* **REQUIRED WORK**: Begin with the first line of the material and copy each line word for word through the line that contains "import matplotlib.pyplot as plt"; the pictures are left out.

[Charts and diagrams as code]
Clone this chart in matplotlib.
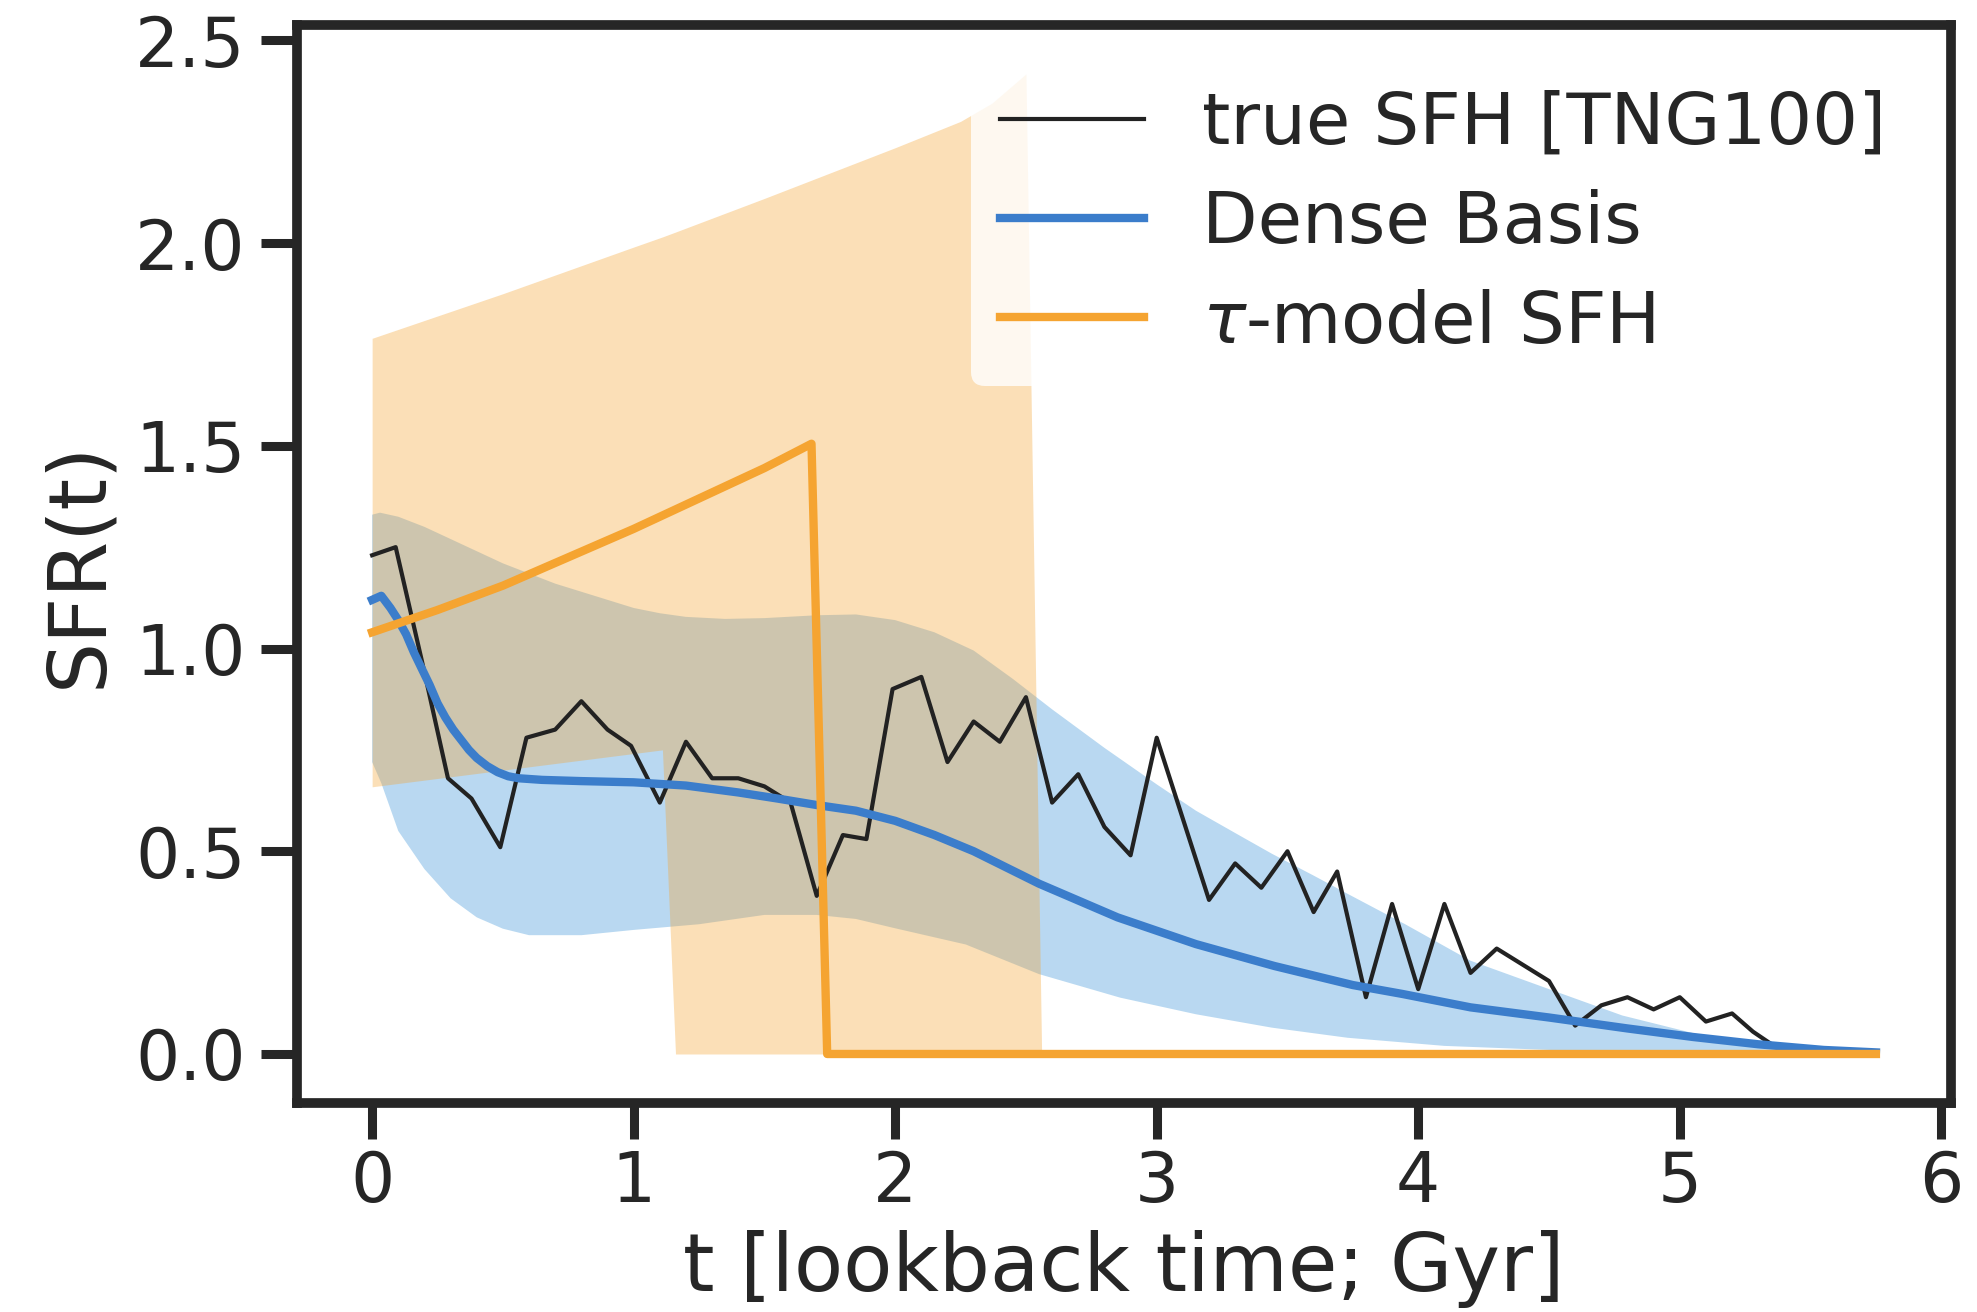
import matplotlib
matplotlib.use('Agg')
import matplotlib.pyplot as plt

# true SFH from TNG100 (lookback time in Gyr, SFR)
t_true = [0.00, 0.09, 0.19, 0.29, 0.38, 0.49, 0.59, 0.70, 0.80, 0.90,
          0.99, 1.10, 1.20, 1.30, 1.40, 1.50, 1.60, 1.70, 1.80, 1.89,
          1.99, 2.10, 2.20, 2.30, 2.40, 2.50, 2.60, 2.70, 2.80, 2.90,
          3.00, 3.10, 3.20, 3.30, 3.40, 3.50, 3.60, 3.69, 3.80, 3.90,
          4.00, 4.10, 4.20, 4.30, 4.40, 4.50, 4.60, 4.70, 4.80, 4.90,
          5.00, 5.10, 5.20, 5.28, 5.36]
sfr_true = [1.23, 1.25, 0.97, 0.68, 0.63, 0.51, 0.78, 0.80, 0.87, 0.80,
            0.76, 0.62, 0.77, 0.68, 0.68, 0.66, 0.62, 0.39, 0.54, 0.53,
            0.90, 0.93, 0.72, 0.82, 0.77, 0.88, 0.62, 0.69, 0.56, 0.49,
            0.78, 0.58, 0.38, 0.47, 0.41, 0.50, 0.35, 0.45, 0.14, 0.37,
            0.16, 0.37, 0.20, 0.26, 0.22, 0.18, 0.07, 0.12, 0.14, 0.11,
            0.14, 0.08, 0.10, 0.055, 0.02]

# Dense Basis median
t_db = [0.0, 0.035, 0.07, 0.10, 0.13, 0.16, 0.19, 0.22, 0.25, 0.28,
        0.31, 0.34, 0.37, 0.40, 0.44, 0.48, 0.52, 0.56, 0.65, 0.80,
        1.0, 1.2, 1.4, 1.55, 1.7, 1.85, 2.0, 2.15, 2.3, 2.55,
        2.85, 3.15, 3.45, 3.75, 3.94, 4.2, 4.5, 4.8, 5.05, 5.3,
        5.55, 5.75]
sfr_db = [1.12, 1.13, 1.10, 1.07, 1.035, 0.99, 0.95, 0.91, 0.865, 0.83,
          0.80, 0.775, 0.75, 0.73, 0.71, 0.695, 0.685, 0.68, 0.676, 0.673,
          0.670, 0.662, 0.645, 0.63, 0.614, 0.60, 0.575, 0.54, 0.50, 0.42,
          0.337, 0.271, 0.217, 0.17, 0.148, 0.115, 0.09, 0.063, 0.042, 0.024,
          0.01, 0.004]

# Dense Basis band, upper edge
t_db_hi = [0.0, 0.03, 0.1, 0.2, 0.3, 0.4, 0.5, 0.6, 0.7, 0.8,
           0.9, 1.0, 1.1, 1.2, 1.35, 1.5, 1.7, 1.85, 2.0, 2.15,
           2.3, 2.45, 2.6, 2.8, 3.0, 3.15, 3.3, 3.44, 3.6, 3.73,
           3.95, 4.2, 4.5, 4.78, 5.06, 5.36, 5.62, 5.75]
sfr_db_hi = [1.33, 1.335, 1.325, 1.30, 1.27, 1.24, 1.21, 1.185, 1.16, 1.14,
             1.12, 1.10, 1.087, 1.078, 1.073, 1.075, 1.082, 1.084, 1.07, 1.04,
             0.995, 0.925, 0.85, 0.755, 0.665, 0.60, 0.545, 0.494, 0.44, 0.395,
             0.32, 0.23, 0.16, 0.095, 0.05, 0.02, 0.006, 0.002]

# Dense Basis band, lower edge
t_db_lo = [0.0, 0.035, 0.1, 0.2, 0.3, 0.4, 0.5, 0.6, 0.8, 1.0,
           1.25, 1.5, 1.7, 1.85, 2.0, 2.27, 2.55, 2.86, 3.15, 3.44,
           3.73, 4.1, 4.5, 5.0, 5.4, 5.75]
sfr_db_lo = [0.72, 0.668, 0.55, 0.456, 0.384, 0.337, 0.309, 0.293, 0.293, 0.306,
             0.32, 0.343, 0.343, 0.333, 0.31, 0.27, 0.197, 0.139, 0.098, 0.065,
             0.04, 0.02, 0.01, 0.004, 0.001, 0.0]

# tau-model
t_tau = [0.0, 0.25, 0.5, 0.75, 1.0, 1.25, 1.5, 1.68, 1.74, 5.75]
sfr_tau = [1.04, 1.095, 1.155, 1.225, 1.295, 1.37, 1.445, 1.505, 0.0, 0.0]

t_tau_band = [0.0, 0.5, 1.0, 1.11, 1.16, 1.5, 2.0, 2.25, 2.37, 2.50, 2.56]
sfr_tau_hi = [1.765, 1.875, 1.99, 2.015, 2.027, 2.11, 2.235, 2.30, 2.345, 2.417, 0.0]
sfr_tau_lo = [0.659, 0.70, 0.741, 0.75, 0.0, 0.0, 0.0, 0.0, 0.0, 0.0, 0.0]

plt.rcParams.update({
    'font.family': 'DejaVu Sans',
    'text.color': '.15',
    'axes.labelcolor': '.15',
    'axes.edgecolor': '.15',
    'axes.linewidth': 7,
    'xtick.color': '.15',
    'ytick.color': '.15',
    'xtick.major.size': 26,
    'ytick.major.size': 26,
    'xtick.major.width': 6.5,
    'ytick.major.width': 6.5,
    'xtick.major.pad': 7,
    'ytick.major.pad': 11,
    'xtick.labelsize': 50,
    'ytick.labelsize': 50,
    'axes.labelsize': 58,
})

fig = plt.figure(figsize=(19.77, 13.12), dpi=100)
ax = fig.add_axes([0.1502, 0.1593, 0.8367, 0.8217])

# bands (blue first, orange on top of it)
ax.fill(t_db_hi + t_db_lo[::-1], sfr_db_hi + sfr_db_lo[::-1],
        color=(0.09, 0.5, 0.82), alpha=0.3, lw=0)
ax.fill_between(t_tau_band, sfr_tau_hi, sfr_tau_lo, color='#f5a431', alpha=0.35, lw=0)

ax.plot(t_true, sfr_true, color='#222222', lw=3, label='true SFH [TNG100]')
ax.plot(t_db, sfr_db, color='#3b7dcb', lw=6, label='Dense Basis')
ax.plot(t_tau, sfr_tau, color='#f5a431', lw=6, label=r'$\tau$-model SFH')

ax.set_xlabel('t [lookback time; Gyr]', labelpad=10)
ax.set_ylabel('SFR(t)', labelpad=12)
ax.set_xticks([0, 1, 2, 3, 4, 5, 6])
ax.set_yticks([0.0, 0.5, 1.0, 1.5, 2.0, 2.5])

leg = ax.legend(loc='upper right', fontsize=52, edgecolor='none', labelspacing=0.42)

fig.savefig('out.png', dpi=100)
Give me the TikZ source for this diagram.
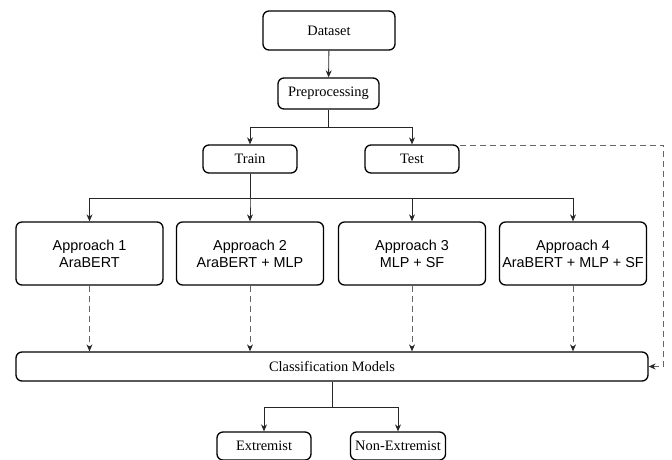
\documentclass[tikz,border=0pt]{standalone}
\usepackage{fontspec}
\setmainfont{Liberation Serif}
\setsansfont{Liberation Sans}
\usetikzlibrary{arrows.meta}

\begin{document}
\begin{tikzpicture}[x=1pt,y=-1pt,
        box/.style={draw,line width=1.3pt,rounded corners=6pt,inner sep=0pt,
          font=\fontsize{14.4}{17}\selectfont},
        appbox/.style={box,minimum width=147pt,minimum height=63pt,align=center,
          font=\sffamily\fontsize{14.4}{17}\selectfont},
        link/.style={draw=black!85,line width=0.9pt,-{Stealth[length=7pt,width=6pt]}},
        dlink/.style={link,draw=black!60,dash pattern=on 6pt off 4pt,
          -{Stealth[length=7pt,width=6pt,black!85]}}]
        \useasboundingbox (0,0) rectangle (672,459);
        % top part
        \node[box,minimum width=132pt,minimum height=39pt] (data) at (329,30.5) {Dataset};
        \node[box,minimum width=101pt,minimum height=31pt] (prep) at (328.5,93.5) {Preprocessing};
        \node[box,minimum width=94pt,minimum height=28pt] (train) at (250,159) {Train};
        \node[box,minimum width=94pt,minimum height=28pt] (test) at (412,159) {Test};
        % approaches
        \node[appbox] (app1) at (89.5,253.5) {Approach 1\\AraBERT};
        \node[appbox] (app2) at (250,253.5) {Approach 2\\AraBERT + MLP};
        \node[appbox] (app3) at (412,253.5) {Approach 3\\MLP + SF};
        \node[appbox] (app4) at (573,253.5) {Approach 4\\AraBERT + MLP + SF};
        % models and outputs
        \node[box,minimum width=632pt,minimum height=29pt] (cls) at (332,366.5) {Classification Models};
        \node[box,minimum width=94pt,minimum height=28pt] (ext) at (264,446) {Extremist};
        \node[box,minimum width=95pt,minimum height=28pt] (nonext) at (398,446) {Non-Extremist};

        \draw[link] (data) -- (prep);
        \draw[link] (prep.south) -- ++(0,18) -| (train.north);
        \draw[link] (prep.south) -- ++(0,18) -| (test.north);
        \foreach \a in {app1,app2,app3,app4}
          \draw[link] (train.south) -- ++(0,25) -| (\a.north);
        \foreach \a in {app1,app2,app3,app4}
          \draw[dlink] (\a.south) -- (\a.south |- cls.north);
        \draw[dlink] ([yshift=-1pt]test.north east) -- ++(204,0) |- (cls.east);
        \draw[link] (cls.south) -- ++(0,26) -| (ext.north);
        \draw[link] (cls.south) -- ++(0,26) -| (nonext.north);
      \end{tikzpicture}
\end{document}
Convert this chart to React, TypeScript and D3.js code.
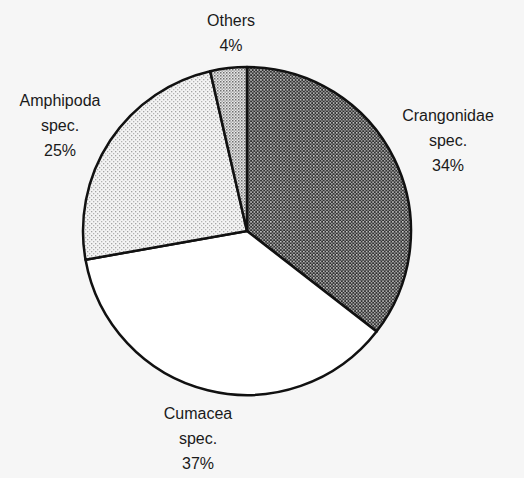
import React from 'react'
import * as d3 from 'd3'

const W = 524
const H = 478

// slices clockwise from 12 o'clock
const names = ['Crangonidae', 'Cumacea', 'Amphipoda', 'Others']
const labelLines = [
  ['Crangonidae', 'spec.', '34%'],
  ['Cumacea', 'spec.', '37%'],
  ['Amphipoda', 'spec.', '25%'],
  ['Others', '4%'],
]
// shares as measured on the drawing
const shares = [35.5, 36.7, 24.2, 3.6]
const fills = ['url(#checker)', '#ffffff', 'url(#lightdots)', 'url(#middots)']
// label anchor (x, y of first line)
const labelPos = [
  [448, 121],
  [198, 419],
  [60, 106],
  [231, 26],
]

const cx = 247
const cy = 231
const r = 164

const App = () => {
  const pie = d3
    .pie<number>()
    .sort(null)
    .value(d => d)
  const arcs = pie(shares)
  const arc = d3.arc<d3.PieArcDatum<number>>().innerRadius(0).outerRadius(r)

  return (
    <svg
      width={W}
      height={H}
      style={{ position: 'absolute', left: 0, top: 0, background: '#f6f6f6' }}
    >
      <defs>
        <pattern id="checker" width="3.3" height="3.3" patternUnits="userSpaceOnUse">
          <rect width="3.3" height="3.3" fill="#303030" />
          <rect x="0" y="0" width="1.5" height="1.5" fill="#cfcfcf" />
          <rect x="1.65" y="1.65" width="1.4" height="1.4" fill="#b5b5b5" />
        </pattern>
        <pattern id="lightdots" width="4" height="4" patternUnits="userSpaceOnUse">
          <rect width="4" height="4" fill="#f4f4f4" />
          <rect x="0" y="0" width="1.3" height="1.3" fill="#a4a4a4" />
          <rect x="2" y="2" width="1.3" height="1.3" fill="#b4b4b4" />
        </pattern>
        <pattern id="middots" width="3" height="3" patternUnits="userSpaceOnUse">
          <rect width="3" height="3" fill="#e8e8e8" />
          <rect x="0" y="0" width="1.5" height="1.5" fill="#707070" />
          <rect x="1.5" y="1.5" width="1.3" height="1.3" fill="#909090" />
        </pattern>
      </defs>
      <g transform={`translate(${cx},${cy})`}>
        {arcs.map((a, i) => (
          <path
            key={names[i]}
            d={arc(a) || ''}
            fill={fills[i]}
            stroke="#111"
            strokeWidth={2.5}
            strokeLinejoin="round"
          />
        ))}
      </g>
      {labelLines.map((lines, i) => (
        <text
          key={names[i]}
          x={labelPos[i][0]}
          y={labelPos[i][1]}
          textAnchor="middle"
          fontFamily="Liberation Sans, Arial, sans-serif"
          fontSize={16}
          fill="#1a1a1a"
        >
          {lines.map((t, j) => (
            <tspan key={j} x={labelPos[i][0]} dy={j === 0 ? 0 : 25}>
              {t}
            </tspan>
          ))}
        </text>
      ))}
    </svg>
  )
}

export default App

* **WORKED SOLUTION**:
Clone this chart in matplotlib.
import matplotlib
matplotlib.use('Agg')
import matplotlib.pyplot as plt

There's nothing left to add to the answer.